Images from the Mars Reconnaissance Orbiter caught dunes migrating across the Red Planet's surface, contradicting the common wisdom that the planet's current climate can't get sand moving on a large scale.

Mars dunes

This image of the Nili Patera dune field on Mars was taken with the Thermal Emission Imaging System on the 2001 Mars Odyssey spacecraft. New images taken with a camera on the Mars Reconnaissance Orbiter show the sand is moving faster than previously thought possible, given the Red Planet's climate.

NASA / JPL / ASU

Martian dunes aren’t supposed to do much. The planet rarely boasts the strong, sustained winds ostensibly needed to sculpt and move large sand deposits. That’s because the atmosphere is one hundredth the density of Earth’s, and with such thin "air" only hurricane-like winds should have the necessary push to lift sand particles.
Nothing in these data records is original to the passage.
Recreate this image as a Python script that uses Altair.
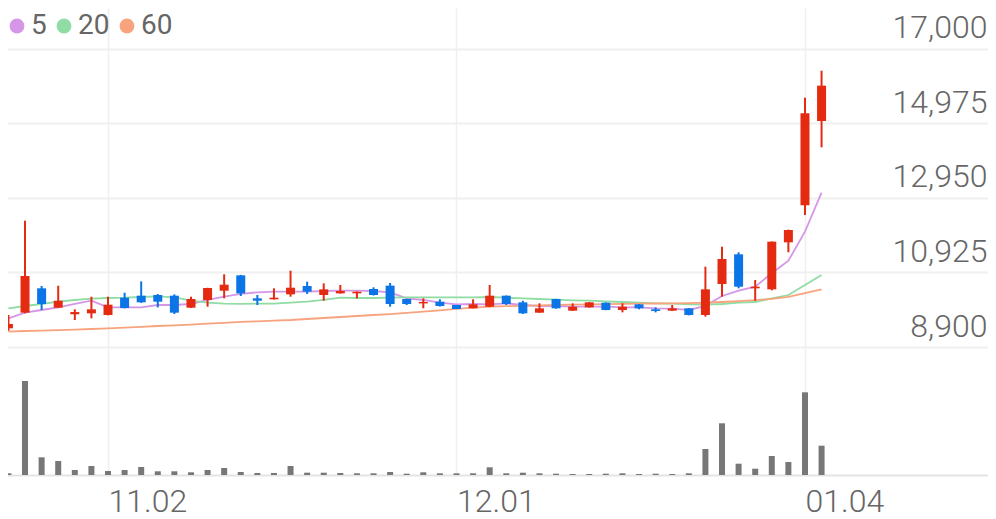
import altair as alt
import pandas as pd

# ---- data ----
idx = list(range(50))
opens = [9408, 9833, 10495, 9968, 9790, 9815, 9770, 10240, 10295, 10313,
         10295, 9968, 10178, 10430, 10848, 10223, 10196, 10331, 10558, 10313,
         10358, 10358, 10476, 10567, 10205, 10085, 10132, 10042, 9951, 9995,
         10295, 10114, 9833, 10205, 9887, 9978, 10105, 9906, 10060, 9924,
         9887, 9951, 9770, 10612, 11419, 10495, 10467, 11745, 12751, 15043]
highs = [9770, 12333, 10558, 10566, 9924, 10267, 10267, 10376, 10683, 10340,
         10331, 10267, 10510, 10876, 10860, 10313, 10495, 10974, 10675, 10630,
         10585, 10410, 10522, 10640, 10210, 10223, 10196, 10045, 10196, 10585,
         10300, 10158, 10087, 10210, 10087, 10120, 10110, 10087, 10065, 9978,
         10042, 9960, 11083, 11626, 11474, 10721, 11770, 12090, 15676, 16410]
lows = [9343, 9815, 9906, 9960, 9634, 9680, 9760, 9950, 10100, 9976,
        9797, 9960, 9995, 10223, 10286, 10042, 10190, 10267, 10340, 10158,
        10350, 10223, 10300, 9995, 10042, 9951, 10000, 9930, 9951, 9980,
        10042, 9797, 9830, 9940, 9880, 9970, 9900, 9842, 9924, 9842,
        9880, 9760, 9724, 10267, 10495, 10158, 10440, 11474, 12488, 14326]
closes = [9525, 10830, 10069, 10158, 9850, 9924, 10050, 9960, 10114, 10132,
          9833, 10205, 10504, 10594, 10358, 10158, 10240, 10512, 10404, 10467,
          10422, 10404, 10313, 10069, 10069, 10125, 10014, 9933, 10060, 10295,
          10069, 9815, 9951, 9951, 9995, 10114, 9906, 9995, 9951, 9878,
          9951, 9770, 10467, 11292, 10539, 10539, 11763, 12080, 15250, 16003]
volumes = [34000, 1880000, 354000, 280000, 100000, 180000, 80000, 100000, 160000, 74000,
           74000, 54000, 100000, 140000, 60000, 40000, 40000, 180000, 46000, 46000,
           40000, 34000, 34000, 60000, 26000, 54000, 34000, 34000, 34000, 154000,
           34000, 46000, 34000, 26000, 20000, 20000, 26000, 34000, 20000, 26000,
           20000, 34000, 520000, 1034000, 226000, 126000, 380000, 260000, 1654000, 586000]
ma5 = [9680, 9833, 9906, 9978, 10069, 10158, 9978, 9978, 9978, 10042,
       10042, 10069, 10178, 10267, 10345, 10385, 10404, 10404, 10404, 10422,
       10431, 10431, 10422, 10385, 10223, 10178, 10105, 10060, 10069, 10060,
       10087, 10042, 10014, 10014, 9995, 9995, 9995, 9978, 9978, 9951,
       9942, 9906, 10020, 10286, 10431, 10539, 10903, 11246, 12034, 13094]
ma20 = [9951, 10014, 10069, 10132, 10178, 10214, 10232, 10240, 10259, 10277,
        10250, 10158, 10105, 10078, 10070, 10078, 10078, 10105, 10132, 10178,
        10240, 10232, 10232, 10240, 10250, 10250, 10250, 10250, 10250, 10259,
        10240, 10223, 10205, 10187, 10169, 10160, 10141, 10123, 10105, 10087,
        10078, 10060, 10050, 10069, 10105, 10123, 10223, 10313, 10585, 10857]
ma60 = [9316, 9335, 9346, 9357, 9370, 9389, 9408, 9427, 9446, 9471,
        9490, 9509, 9533, 9558, 9582, 9599, 9618, 9634, 9661, 9688,
        9715, 9743, 9770, 9794, 9827, 9862, 9898, 9938, 9971, 9995,
        10009, 10020, 10031, 10042, 10050, 10058, 10066, 10071, 10077, 10082,
        10088, 10093, 10107, 10123, 10145, 10172, 10210, 10264, 10362, 10468]
ma_names = ["5", "20", "60"]
ma_colors = ["#d596e8", "#8fdca4", "#f7a47e"]
price_ticks = [8900, 10925, 12950, 14975, 17000]
x_tick_idx = [6, 27, 48]
x_tick_labels = ["11.02", "12.01", "01.04"]

# ---- tables ----
df = pd.DataFrame({"i": idx, "o": opens, "h": highs, "l": lows, "c": closes, "v": volumes})
ma = pd.DataFrame({
    "i": idx * 3,
    "s": [ma_names[0]] * 50 + [ma_names[1]] * 50 + [ma_names[2]] * 50,
    "val": ma5 + ma20 + ma60,
})

RED = "#e42b12"
BLUE = "#0b74e6"
GRAY_TXT = "#666666"
FONT = "Roboto"

label_expr = " : ".join(f"datum.value == {v} ? '{t}'" for v, t in zip(x_tick_idx, x_tick_labels)) + " : ''"

xs = alt.Scale(domain=[-0.267, 59.27], nice=False, zero=False, padding=0)
x_axis = alt.Axis(values=x_tick_idx, labelExpr=label_expr, grid=True, gridColor="#efefef",
                  gridWidth=1.5, domain=True, domainColor="#e4e4e4", domainWidth=2,
                  ticks=False, tickSize=0, labelFont=FONT, labelFontSize=32,
                  labelFontWeight=300, labelColor=GRAY_TXT, labelAlign="left",
                  labelBaseline="alphabetic", labelPadding=36, labelFlush=False,
                  labelOverlap=False, title=None)
ys = alt.Scale(domain=[5421, 18114], nice=False, zero=False)
y_axis = alt.Axis(orient="right", values=price_ticks, format=",d", grid=True,
                  gridColor="#f0f0f0", gridWidth=2, domain=False, ticks=False, tickSize=0,
                  labelAlign="right", labelBaseline="alphabetic", labelPadding=-5,
                  labelOffset=-11, labelFont=FONT, labelFontSize=32, labelFontWeight=300,
                  labelColor=GRAY_TXT, labelFlush=False, labelOverlap=False, title=None)

X = alt.X("i:Q", scale=xs, axis=x_axis)
Y_PRICE = alt.Y("val:Q", scale=ys, axis=y_axis)
candle_color = alt.condition("datum.o <= datum.c", alt.value(RED), alt.value(BLUE))
ma_scale = alt.Scale(domain=ma_names, range=ma_colors)

# one line per moving average, coloured directly
ma_lines = [
    alt.Chart(ma).transform_filter(alt.datum.s == name)
    .mark_line(strokeWidth=1.8, color=col)
    .encode(x=X, y=Y_PRICE, order="i:Q")
    for name, col in zip(ma_names, ma_colors)
]

# invisible points that carry the legend
legend_pts = alt.Chart(ma).mark_circle(opacity=0).encode(
    x=X,
    y=Y_PRICE,
    fill=alt.Fill("s:N", sort=ma_names, scale=ma_scale,
                  legend=alt.Legend(orient="none", legendX=-1, legendY=4,
                                    direction="horizontal", title=None,
                                    symbolType="circle", symbolSize=220,
                                    symbolOpacity=1, symbolStrokeWidth=0,
                                    labelFontSize=28, labelFont=FONT,
                                    labelFontWeight=400,
                                    labelColor=GRAY_TXT, labelOffset=0,
                                    columnPadding=3, gridAlign="none",
                                    padding=0)),
)

wicks = alt.Chart(df).mark_rule(strokeWidth=2).encode(
    x=X,
    y=alt.Y("l:Q", scale=ys, axis=y_axis),
    y2="h:Q",
    color=candle_color,
)

bodies = alt.Chart(df).mark_bar(size=9).encode(
    x=X,
    y=alt.Y("o:Q", scale=ys, axis=y_axis),
    y2="c:Q",
    color=candle_color,
)

vol = alt.Chart(df).mark_bar(size=6, color="#777777").encode(
    x=X,
    y=alt.Y("v:Q", scale=alt.Scale(domain=[0, 9340000], nice=False), axis=None),
)

price = alt.layer(*ma_lines, legend_pts, wicks, bodies)
chart = alt.layer(price, vol).resolve_scale(y="independent").properties(
    width=988, height=467,
    padding={"left": -4, "right": -4, "top": 0, "bottom": 44},
    autosize=alt.AutoSizeParams(type="none"),
).configure_view(stroke=None)

chart.save("out.html", embed_options={"renderer": "svg", "actions": False})
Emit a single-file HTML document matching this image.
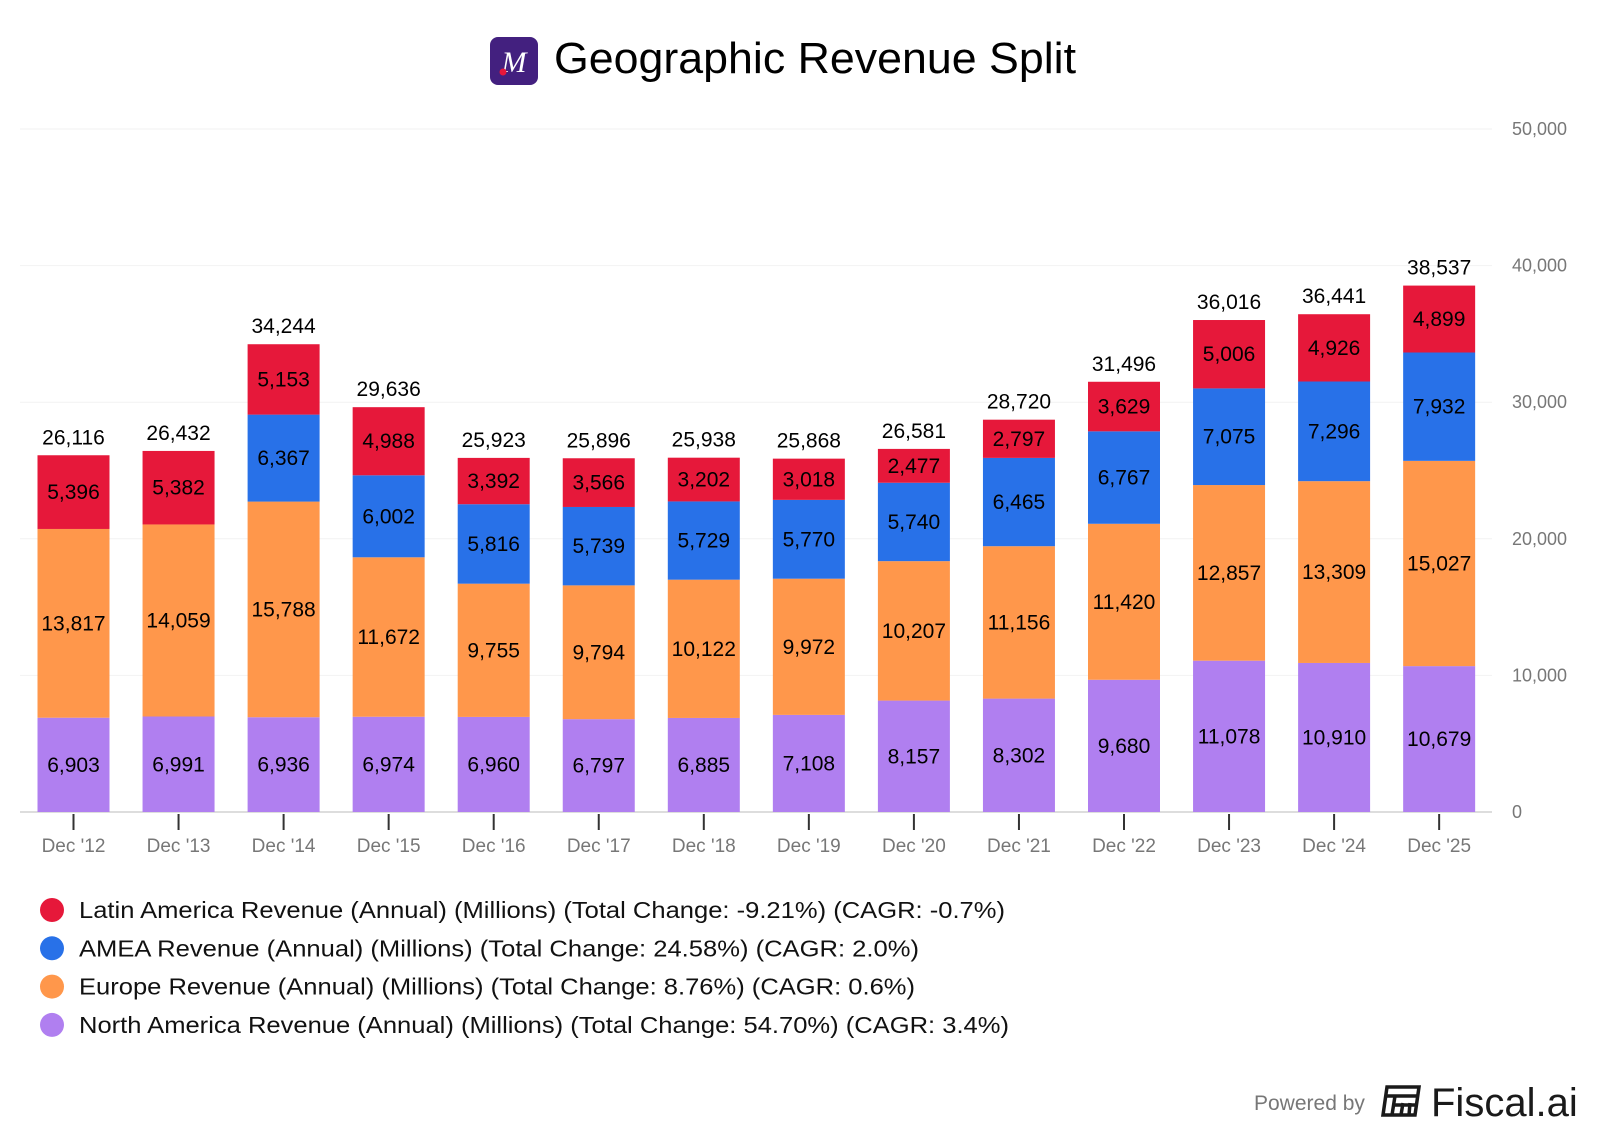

But evidence has been building for surface activity on Mars. The most recent example is a study published online this week in Nature, which used snapshots from the High Resolution Imaging Science Experiment (HiRISE) on the Mars Reconnaissance Orbiter to track dune migration in the equatorial Nili Patera dune field. In 105 Earth days, dunes moved with an average speed of 0.1 meters per Earth year.

While the migration rate is one-tenth to one-hundredth the speed of terrestrial dunes with comparable heights, the average rate of sand transport — the volume of sand moved over a certain distance in a certain time — is about equal to that of dunes in Victoria Valley, Antarctica.

That’s important because it means high winds aren’t the sticking point they appear to be when it comes to surface activity on Mars. The key is not how hard it is to pick up individual grains and get them hopping across the surface, it’s what happens when these grains crash back down. Because of the low surface gravity, the grains can fly higher and longer, gaining more speed. When they come bouncing down again, they smack into other sand grains and get them moving, which the low gravity also makes easier to do, explains Candice Hansen (Planetary Science Institute), who last year reported evidence for dune changes in Mars’s north polar region but was not involved with the current study.

Ultimately, after a few gusts kick up some grains, moderate winds could keep the dunes moving across the landscape, the study’s authors conclude. The result implies that Nili Patera could have formed in less than 10,000 years, meaning it could be a recent feature. That could be a hit to the long-standing idea that Mars’s dune fields formed in a previous climate with a thicker atmosphere, but it depends on whether sand is transported at similarly high rates elsewhere on the planet.

What's also unclear is, how can Mars have global-scale dust storms when sand doesn't seem to move much? The new explanation for sand's migration could be a partial answer, explains Jasper Kok (Cornell University). Data from the Mars Exploration Rovers also suggests that low-density clumps of dust are easier to lift than sand, but the full answer remains elusive, he says.